Stored data:
__________________________________________________
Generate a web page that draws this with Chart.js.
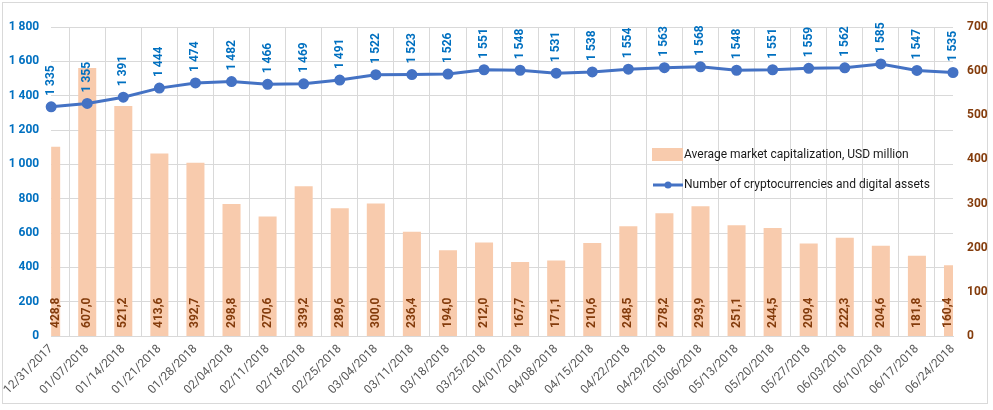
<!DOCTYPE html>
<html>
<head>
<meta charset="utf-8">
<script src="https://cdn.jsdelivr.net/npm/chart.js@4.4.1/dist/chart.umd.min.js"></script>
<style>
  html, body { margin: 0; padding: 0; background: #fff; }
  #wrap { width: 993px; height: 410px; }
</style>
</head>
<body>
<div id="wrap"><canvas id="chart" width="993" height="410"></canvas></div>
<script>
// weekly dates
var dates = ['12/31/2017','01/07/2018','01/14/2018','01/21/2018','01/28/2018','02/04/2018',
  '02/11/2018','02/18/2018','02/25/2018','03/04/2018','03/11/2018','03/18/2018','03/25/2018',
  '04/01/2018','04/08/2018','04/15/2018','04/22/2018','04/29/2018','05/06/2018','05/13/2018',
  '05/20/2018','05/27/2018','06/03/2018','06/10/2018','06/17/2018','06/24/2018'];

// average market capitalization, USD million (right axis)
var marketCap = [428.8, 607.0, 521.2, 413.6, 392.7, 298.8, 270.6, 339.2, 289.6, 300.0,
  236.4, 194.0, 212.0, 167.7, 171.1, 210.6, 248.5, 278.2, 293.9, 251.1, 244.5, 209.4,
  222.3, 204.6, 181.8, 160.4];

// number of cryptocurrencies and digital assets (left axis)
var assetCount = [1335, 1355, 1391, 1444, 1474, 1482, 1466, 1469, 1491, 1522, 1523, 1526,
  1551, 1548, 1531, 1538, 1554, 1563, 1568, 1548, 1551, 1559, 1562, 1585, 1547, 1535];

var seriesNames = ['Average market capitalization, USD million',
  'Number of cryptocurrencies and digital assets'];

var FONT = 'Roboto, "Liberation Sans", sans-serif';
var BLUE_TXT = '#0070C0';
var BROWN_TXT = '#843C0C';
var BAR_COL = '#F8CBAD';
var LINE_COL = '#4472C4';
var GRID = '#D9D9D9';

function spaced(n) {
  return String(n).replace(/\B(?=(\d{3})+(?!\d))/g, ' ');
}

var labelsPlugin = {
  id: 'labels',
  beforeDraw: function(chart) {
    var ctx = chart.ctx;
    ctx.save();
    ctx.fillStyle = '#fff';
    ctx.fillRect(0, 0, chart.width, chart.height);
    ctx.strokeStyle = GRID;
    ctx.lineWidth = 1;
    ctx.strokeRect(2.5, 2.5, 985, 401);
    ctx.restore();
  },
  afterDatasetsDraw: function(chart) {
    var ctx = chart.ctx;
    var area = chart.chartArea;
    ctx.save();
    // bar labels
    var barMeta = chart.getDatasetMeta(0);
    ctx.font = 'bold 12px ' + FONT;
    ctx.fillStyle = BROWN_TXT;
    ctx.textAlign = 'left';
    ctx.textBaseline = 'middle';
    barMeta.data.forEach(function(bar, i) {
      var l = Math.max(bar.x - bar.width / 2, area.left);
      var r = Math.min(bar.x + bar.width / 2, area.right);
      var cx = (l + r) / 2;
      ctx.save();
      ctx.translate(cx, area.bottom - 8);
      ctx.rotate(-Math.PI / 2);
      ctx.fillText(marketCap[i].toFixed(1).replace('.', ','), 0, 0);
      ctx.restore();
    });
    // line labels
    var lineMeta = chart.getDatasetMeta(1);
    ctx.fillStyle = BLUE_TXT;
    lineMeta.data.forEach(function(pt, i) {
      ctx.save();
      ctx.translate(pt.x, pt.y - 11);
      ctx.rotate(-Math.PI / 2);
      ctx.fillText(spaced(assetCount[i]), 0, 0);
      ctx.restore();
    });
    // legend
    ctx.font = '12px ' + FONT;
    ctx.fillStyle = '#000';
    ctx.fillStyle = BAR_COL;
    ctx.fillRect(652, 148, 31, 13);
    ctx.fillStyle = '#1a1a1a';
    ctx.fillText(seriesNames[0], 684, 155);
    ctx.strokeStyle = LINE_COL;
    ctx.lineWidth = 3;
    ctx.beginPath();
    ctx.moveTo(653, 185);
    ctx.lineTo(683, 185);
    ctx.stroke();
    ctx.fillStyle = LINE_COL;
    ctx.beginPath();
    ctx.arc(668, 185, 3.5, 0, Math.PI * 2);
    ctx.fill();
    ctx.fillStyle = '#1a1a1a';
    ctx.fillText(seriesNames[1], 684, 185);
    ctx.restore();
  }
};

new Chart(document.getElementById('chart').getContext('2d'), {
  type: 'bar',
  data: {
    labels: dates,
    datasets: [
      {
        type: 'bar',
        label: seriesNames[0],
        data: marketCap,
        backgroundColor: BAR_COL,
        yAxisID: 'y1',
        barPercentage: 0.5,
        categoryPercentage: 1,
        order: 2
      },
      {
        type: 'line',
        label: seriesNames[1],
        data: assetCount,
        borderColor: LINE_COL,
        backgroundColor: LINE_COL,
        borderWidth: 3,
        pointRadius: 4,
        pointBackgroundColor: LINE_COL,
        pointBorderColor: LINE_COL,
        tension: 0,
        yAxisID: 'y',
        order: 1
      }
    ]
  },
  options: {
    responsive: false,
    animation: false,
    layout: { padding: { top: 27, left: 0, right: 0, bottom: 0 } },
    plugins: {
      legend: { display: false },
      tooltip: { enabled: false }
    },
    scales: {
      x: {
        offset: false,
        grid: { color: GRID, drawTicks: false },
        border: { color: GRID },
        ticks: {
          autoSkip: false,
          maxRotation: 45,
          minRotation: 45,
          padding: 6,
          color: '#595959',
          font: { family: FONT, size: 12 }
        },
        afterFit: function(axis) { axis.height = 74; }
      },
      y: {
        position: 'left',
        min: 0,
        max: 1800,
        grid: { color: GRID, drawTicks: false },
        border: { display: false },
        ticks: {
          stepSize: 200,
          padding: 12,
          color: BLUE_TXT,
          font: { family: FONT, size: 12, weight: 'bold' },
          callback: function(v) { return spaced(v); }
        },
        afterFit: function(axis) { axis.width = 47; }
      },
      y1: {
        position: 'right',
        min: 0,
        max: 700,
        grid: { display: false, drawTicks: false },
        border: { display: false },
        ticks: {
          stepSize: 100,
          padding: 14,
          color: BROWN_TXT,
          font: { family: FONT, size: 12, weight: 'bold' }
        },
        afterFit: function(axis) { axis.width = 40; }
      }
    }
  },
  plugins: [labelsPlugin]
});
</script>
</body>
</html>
__________________________________________________
Do this:
Go from the first line of the data above to the line containing "222.3, 204.6, 181.8, 160.4];" and retype exactly those lines, both included, but none of the pictures.

Answer to this task:
Generate a web page that draws this with Chart.js.
<!DOCTYPE html>
<html>
<head>
<meta charset="utf-8">
<script src="https://cdn.jsdelivr.net/npm/chart.js@4.4.1/dist/chart.umd.min.js"></script>
<style>
  html, body { margin: 0; padding: 0; background: #fff; }
  #wrap { width: 993px; height: 410px; }
</style>
</head>
<body>
<div id="wrap"><canvas id="chart" width="993" height="410"></canvas></div>
<script>
// weekly dates
var dates = ['12/31/2017','01/07/2018','01/14/2018','01/21/2018','01/28/2018','02/04/2018',
  '02/11/2018','02/18/2018','02/25/2018','03/04/2018','03/11/2018','03/18/2018','03/25/2018',
  '04/01/2018','04/08/2018','04/15/2018','04/22/2018','04/29/2018','05/06/2018','05/13/2018',
  '05/20/2018','05/27/2018','06/03/2018','06/10/2018','06/17/2018','06/24/2018'];

// average market capitalization, USD million (right axis)
var marketCap = [428.8, 607.0, 521.2, 413.6, 392.7, 298.8, 270.6, 339.2, 289.6, 300.0,
  236.4, 194.0, 212.0, 167.7, 171.1, 210.6, 248.5, 278.2, 293.9, 251.1, 244.5, 209.4,
  222.3, 204.6, 181.8, 160.4];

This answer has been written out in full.